Renfe to continue operating Catalonia’s short-distance and regional trains in 2011

The Catalan Government approved the continued operation of short distance trains in the Barcelona metropolitan area and regional trains within Catalonia by the public Spanish train operator Renfe. Short-distance trains have been a responsibility of the Catalan Government since the 1st of January of 2010. Regional trains will be transferred on the first day of 2011. The train service ownership will thus change, but the service provider will continue being Renfe.
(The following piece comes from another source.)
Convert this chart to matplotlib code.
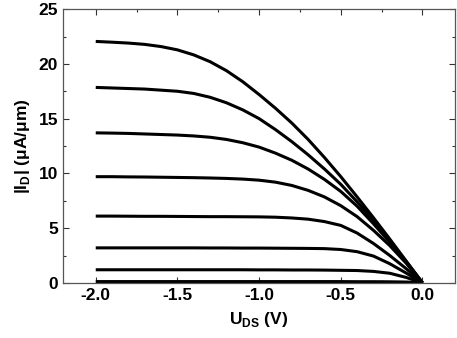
import matplotlib
matplotlib.use('Agg')
import matplotlib.pyplot as plt
from matplotlib.ticker import MultipleLocator, FormatStrFormatter

plt.rcParams['font.family'] = ['Liberation Sans', 'DejaVu Sans']
plt.rcParams['font.weight'] = 'bold'
plt.rcParams['mathtext.fontset'] = 'custom'
plt.rcParams['mathtext.rm'] = 'Liberation Sans:bold'
plt.rcParams['mathtext.bf'] = 'Liberation Sans:bold'

# drain voltage (V)
u_ds = [-2.0, -1.9, -1.8, -1.7, -1.6, -1.5, -1.4, -1.3, -1.2, -1.1, -1.0,
        -0.9, -0.8, -0.7, -0.6, -0.5, -0.4, -0.3, -0.2, -0.1, -0.05, 0.0]

# |I_D| (uA/um), one curve per gate voltage
i_1 = [22.05, 21.98, 21.9, 21.78, 21.58, 21.28, 20.82, 20.2, 19.38, 18.37, 17.2,
       15.95, 14.6, 13.1, 11.45, 9.7, 7.85, 5.95, 4.0, 2.0, 1.0, 0.0]
i_2 = [17.85, 17.8, 17.75, 17.7, 17.6, 17.5, 17.3, 16.95, 16.45, 15.8, 15.0,
       14.0, 12.9, 11.7, 10.4, 9.0, 7.4, 5.7, 3.85, 1.95, 0.98, 0.0]
i_3 = [13.7, 13.68, 13.65, 13.6, 13.55, 13.5, 13.42, 13.3, 13.1, 12.8, 12.4,
       11.85, 11.2, 10.4, 9.45, 8.35, 7.0, 5.4, 3.7, 1.9, 0.95, 0.0]
i_4 = [9.7, 9.7, 9.68, 9.67, 9.65, 9.63, 9.61, 9.58, 9.54, 9.48, 9.38,
       9.2, 8.9, 8.45, 7.85, 7.05, 6.05, 4.8, 3.4, 1.8, 0.9, 0.0]
i_5 = [6.1, 6.1, 6.09, 6.08, 6.08, 6.07, 6.06, 6.05, 6.05, 6.04, 6.03,
       6.0, 5.93, 5.82, 5.6, 5.25, 4.55, 3.6, 2.5, 1.3, 0.65, 0.0]
i_6 = [3.2, 3.2, 3.2, 3.2, 3.2, 3.2, 3.2, 3.19, 3.19, 3.18, 3.18,
       3.17, 3.16, 3.15, 3.13, 3.05, 2.85, 2.45, 1.75, 0.9, 0.45, 0.0]
i_7 = [1.2, 1.2, 1.2, 1.2, 1.2, 1.2, 1.2, 1.2, 1.2, 1.2, 1.19,
       1.19, 1.18, 1.18, 1.17, 1.15, 1.13, 1.05, 0.88, 0.5, 0.25, 0.0]
i_8 = [0.12, 0.12, 0.12, 0.12, 0.12, 0.12, 0.12, 0.12, 0.12, 0.12, 0.12,
       0.12, 0.12, 0.12, 0.12, 0.12, 0.11, 0.11, 0.1, 0.08, 0.05, 0.0]

curves = [i_1, i_2, i_3, i_4, i_5, i_6, i_7, i_8]

fig = plt.figure(figsize=(4.57, 3.38), dpi=100)
ax = fig.add_axes([0.138, 0.163, 0.858, 0.810])

for c in curves:
    ax.plot(u_ds, c, color='black', lw=2.2, solid_joinstyle='round', solid_capstyle='butt')

ax.set_xlim(-2.2, 0.2)
ax.set_ylim(0, 25)
ax.xaxis.set_major_locator(MultipleLocator(0.5))
ax.xaxis.set_minor_locator(MultipleLocator(0.25))
ax.yaxis.set_major_locator(MultipleLocator(5))
ax.yaxis.set_minor_locator(MultipleLocator(2.5))
ax.xaxis.set_major_formatter(FormatStrFormatter('%.1f'))

ax.tick_params(which='both', direction='in', top=True, right=True,
               width=0.8, colors='#333333', labelcolor='black', labelsize=12.5)
ax.tick_params(which='major', length=4)
ax.tick_params(which='minor', length=2.5)
for s in ax.spines.values():
    s.set_color('#555555')
    s.set_linewidth(0.9)

ax.set_xlabel(r'U$_{\rm DS}$ (V)', fontsize=12.5, fontweight='bold', labelpad=5)
ax.set_ylabel(r'|I$_{\rm D}$| (μA/μm)', fontsize=12.5, fontweight='bold', labelpad=5)

fig.savefig('out.png', dpi=100)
December 14, 2010 11:14 PM

Barcelona (ACN).- From the 1st of January of 2011, the Catalan Government will be the public administration responsible for regional trains within Catalonia. A year ago, on the 1st of January of 2010, the Catalan Government took control of the short-distance trains in Barcelona’s metropolitan area. The decision was made to transfer ownership from the Spanish to Catalan Government after wide controversies arose involving the poor service in recent years, with continuous service interruptions due to a lack of investment. Now, the Catalan Government will own both the metropolitan and regional trains. The Catalan Government began managing short-distance train services in 2010 and will do so with Catalan regional trains starting in 2011. The Spanish company Renfe will continue operating the trains. A year ago, it was logistically impossible to make the switch to a public Catalan train operator or a private company. In fact, having Renfe as the operator was part of the deal. In 2011, the situation will be repeated and will also affect the regional train service.
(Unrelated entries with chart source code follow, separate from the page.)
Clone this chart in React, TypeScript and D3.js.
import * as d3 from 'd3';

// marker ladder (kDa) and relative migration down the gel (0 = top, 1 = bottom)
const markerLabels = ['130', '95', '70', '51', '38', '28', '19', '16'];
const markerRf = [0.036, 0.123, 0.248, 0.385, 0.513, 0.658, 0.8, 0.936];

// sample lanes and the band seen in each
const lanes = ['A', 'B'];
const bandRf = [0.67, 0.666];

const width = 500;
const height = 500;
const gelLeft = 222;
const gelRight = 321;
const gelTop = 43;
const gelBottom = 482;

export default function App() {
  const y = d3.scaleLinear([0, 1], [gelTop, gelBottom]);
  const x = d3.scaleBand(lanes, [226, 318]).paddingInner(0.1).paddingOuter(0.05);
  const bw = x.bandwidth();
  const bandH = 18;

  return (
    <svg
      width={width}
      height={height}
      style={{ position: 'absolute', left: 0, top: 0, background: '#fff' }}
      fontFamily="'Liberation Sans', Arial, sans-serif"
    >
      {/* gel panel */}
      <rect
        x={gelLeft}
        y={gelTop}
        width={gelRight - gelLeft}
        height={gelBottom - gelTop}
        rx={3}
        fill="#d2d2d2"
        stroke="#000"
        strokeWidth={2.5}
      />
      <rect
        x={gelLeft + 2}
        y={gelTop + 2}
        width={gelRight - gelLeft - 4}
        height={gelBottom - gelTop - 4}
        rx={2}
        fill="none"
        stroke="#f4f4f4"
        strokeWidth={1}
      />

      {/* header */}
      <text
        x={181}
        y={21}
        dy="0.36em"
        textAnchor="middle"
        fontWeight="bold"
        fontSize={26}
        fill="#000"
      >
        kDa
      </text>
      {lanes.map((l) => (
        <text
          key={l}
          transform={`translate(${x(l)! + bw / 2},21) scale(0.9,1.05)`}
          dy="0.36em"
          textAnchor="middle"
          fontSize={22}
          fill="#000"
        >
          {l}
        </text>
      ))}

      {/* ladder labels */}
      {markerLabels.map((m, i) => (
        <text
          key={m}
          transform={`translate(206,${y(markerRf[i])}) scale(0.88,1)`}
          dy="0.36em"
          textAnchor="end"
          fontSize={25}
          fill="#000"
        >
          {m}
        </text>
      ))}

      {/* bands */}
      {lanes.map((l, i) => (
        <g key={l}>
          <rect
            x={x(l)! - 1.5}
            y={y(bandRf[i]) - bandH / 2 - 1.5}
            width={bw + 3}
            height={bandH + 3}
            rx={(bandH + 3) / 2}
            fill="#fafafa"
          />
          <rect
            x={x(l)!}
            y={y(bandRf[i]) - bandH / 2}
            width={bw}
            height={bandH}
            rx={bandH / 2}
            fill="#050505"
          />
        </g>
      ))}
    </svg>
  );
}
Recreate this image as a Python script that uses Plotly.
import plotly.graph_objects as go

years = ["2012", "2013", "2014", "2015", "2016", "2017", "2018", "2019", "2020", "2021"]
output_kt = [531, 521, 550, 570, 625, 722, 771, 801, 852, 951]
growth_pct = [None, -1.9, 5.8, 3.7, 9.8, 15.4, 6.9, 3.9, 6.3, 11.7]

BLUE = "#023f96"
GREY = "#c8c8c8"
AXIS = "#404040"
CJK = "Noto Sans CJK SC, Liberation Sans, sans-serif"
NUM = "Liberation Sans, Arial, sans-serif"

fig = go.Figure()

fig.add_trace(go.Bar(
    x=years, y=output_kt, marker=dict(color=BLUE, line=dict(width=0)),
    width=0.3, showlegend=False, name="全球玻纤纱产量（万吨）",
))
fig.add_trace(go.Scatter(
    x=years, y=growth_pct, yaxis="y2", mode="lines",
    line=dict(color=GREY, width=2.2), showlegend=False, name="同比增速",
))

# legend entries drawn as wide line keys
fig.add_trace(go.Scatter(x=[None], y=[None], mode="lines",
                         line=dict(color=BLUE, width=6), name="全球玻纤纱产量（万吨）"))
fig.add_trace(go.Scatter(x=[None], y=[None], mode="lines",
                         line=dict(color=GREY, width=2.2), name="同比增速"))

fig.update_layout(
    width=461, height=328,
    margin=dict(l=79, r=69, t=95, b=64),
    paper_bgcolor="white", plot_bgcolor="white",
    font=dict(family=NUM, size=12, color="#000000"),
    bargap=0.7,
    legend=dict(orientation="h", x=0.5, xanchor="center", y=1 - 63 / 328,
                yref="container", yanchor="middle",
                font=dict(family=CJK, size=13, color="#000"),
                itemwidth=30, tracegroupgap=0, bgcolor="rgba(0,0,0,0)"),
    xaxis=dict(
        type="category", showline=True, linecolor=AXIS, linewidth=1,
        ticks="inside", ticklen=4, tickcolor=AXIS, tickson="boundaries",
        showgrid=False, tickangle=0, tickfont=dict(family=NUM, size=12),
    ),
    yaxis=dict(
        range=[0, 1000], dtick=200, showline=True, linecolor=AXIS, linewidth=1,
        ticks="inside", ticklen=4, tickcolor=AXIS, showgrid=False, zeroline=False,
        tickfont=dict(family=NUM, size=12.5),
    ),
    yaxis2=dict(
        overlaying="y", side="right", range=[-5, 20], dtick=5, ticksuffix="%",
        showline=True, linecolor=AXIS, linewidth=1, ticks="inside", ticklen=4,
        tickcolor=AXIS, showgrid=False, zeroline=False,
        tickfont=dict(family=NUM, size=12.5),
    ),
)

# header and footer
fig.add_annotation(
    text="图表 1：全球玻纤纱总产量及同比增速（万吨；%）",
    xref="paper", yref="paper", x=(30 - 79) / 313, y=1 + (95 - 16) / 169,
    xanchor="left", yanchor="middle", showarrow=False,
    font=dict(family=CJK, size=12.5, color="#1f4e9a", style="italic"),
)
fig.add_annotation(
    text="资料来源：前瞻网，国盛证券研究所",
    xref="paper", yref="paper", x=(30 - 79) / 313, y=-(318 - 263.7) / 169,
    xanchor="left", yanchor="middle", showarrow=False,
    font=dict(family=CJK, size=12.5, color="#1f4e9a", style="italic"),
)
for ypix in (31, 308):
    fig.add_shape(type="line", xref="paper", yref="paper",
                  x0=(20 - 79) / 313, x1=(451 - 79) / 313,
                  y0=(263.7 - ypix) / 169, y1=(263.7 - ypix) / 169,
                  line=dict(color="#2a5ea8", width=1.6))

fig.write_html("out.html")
The Catalan Minister for Public Works, Joaquim Nadal, in charge of Transportation, argued that “well negotiated continuity” is currently the best formula. Nadal stated that the positive results from the first year managing short-distance trains together with Renfe made the Catalan Government trust Renfe to continue providing this service for regional trains as well. In the interim Catalan Government’s likely last cabinet meeting, Renfe was confirmed as the service provider for short-distance and regional trains for all of 2011. Renfe is a Spanish train operator. It has been providing both services under the Spanish Government and will now continue doing so under the Catalan Government. However, the Catalan Government will change the operating conditions and priorities, aiming to offer better service.

A year ago, for the transfer of the short-distance service, an agreement was signed stating that Renfe will be the service provider for 2010. The Catalan Government has decided to extend this agreement for all of 2011. In addition, the agreement has been enlarged, including the regional train services. The agreement states that the commercial offer of trains, as well as the human and technical resources, will be allocated by Renfe. For the regional service (the short-distance is by far the largest), the agreement foresees an average of 763 regional train services per week, 226 workers and 56 train convoys.

Nadal defended this decision, affirming that having both services “within the same directing structure” will have positive effects. The Catalan Minister also explained that the current Government did not discuss this decision with the political party that will lead the next Catalan Government in a few weeks. Nadal affirmed that this agreement was “ordinary” and that it is “the strict continuation of the reached agreements” between the Catalan and Spanish Governments. He also said that beyond 2011, the new Government “will do what it thinks has to be done”.

Joaquim Nadal spoke positively of the collaboration with Renfe in 2010 to operate the short-distance train service. Nadal underlined Renfe’s “predisposition”. He also stressed the collaboration with Adif, the Spanish public company responsible for train infrastructures (railways, stations, etc.), which have not been transferred to the Catalan Government. Therefore, the train service is now a Catalan responsibility, but the infrastructures supporting the service are still managed at the Spanish level. In fact, the trains will be managed by the public Spanish company Renfe until 2011 at least. Adif and the Catalan Government will collaborate to plan the trains’ frequencies, timetables and the lines’ organisation.